Во-первых, нельзя не увидеть политических последствий кратного повышения цен на энергоносители для будущего СНГ. Преобладание России на постсоветском пространстве всегда объяснялось способностью Москвы предлагать особые условия экономического сотрудничества для наиболее лояльных и “понимающих” партнеров. Любое предложение о предоставлении исключительных условий носит политический характер. В последние месяцы вектор энергетической стратегии России принял прямо противоположный характер: никаких исключений, ориентируемся на мировые цены. Сигнал, посланный соседям России, означал, по сути, следующее: начиная с этого момента у нас нет больше друзей, которым мы будем давать дисконт и предоставлять скидки, включая политические. Такое заявление — синоним фактического отказа России от претензий на исполнение роли ключевого стержня СНГ и ухода с позиций патрона, “Большого Брата”. Даже Беларусь не осталась в стороне от этой логики. Если она будет доведена до конца, это будет означать принципиальное изменение всей расстановки сил на постсоветском пространстве. Политика Москвы оказывает немалую услугу Европе и США, которые давно уже пытаются трансформировать режим Лукашенко и сместить его со своего поста. Высокие цены на российскую нефть и газ смогут облегчить эту задачу. Именно поэтому Западу неудобно критиковать новую позицию России: она потенциально благоприятна для ЕС и НАТО.
Во-вторых, несмотря на это, западные комментаторы в последние несколько недель предпочитают делать упор на неразрывную связь между российским правительством и крупнейшими российскими компаниями, работающими в энергетической сфере. Из этого (по крайней мере, в западных СМИ) делается вывод о том, что странам Европы и Америки нужно быть предельно осторожными, имея дело с российскими компаниями и тем более принимая решения о допуске их на западные рынки в качестве инвесторов или покупателей отдельных компаний. Такая позиция в значительной степени оправдывается устойчивым нежеланием России ратифицировать Энергетическую хартию, которая, в числе прочего, предполагала бы более свободный доступ иностранных компаний на внутренний нефтегазовый рынок. Журнал The Economist в последнем номере уже предположил, что вынужденный уход компании Shell из “сахалинского проекта” не останется без последствий для России: когда ей, как в 1990-е годы, вновь понадобятся инвестиции или западные технологии, она их попросту может не получить.

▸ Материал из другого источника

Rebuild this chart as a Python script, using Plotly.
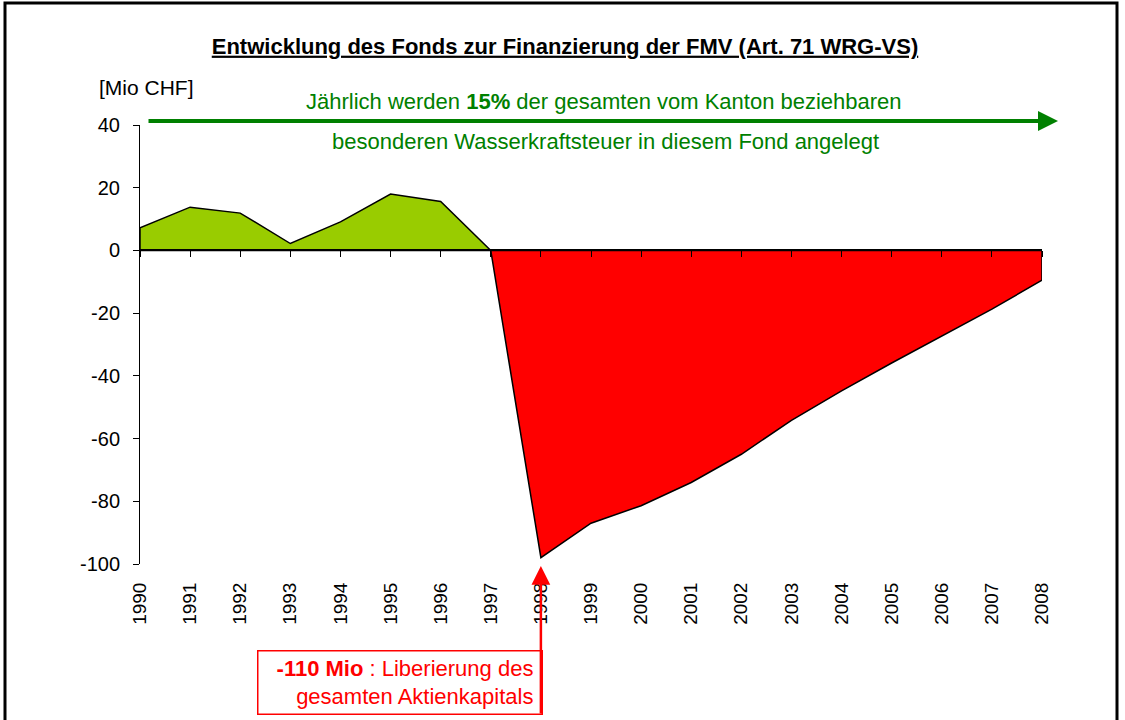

Проблема, объединяющая эти оба аспекта, состоит в том, что есть огромный соблазн объяснить логику поведения России сквозь призму политических аргументов, хотя на самом деле возможно и другое объяснение — экономическое. Скажем, Россия вытесняет западные энергетические гиганты (в частности из проекта “Сахалин-2”) не из-за желания самоизоляции, а по причине того, что российские компании не хотят ни с кем делиться своими гигантскими доходами. Однако интересно, что практические эффекты эгоизма в экономике и ура-патриотизма в политике вполне могут совпадать.